National Historical Publications & Records Commission

Papers of Julian Bond

Carter G. Woodson Institute, University of Virginia

Additional information at https://fromthepage.com/centerfordigitalediting/the-papers-of-julian-bond

 

Horace Julian Bond (1940 – 2015) was an American social activist, leader of the civil rights movement, politician, professor, and writer. While he was a student at Morehouse College in Atlanta, Georgia, during the early 1960s, he helped establish the Student Nonviolent Coordinating Committee (SNCC). In 1971, he helped found the Southern Poverty Law Center in Montgomery, Alabama, and served as its first president for nearly a decade. Bond was elected to serve four terms in the Georgia House of Representatives and later he was elected to serve six terms in the Georgia State Senate, serving a total of twenty years in both legislative chambers. From 1998 to 2010, he was chairman of the National Association for the Advancement of Colored People (NAACP).
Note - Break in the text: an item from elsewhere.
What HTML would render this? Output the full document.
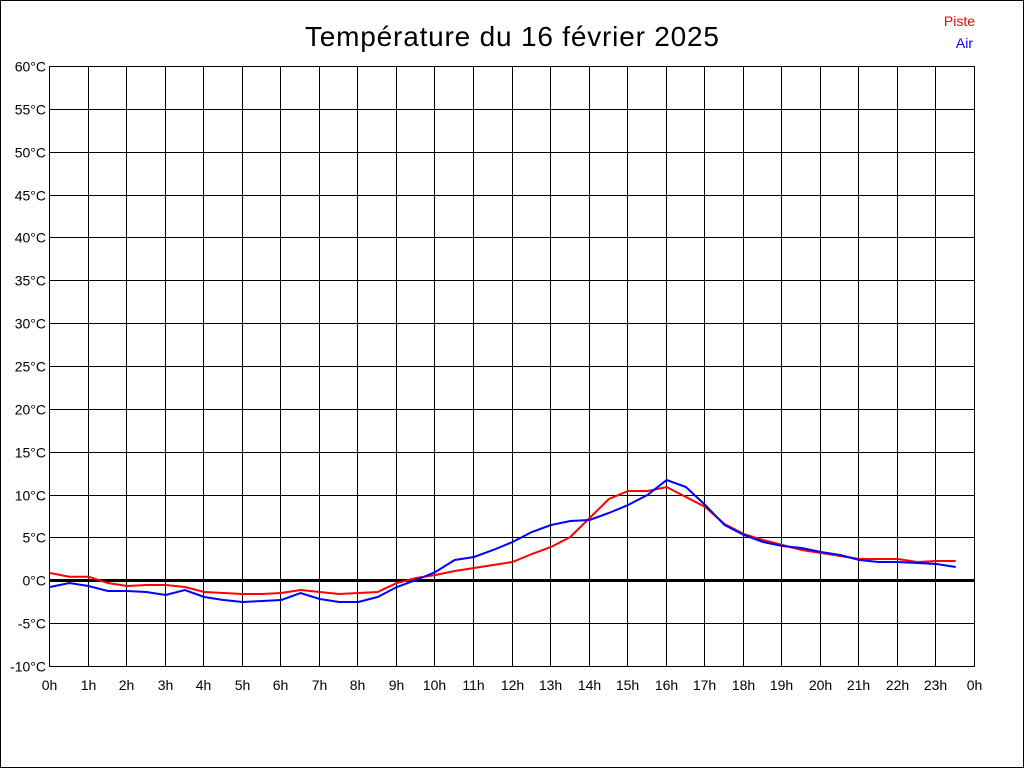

Starting in August 2018, the Center for Digital Editing and Woodson Institute invited the public to participate in editorial work on the project. Since then, hundreds of pages of Julian Bond’s speeches and interviews have been transcribed as a result of volunteer work. The work of these volunteers will be a crucial to the development of the future scholarly edition, “The Essential Julian Bond.”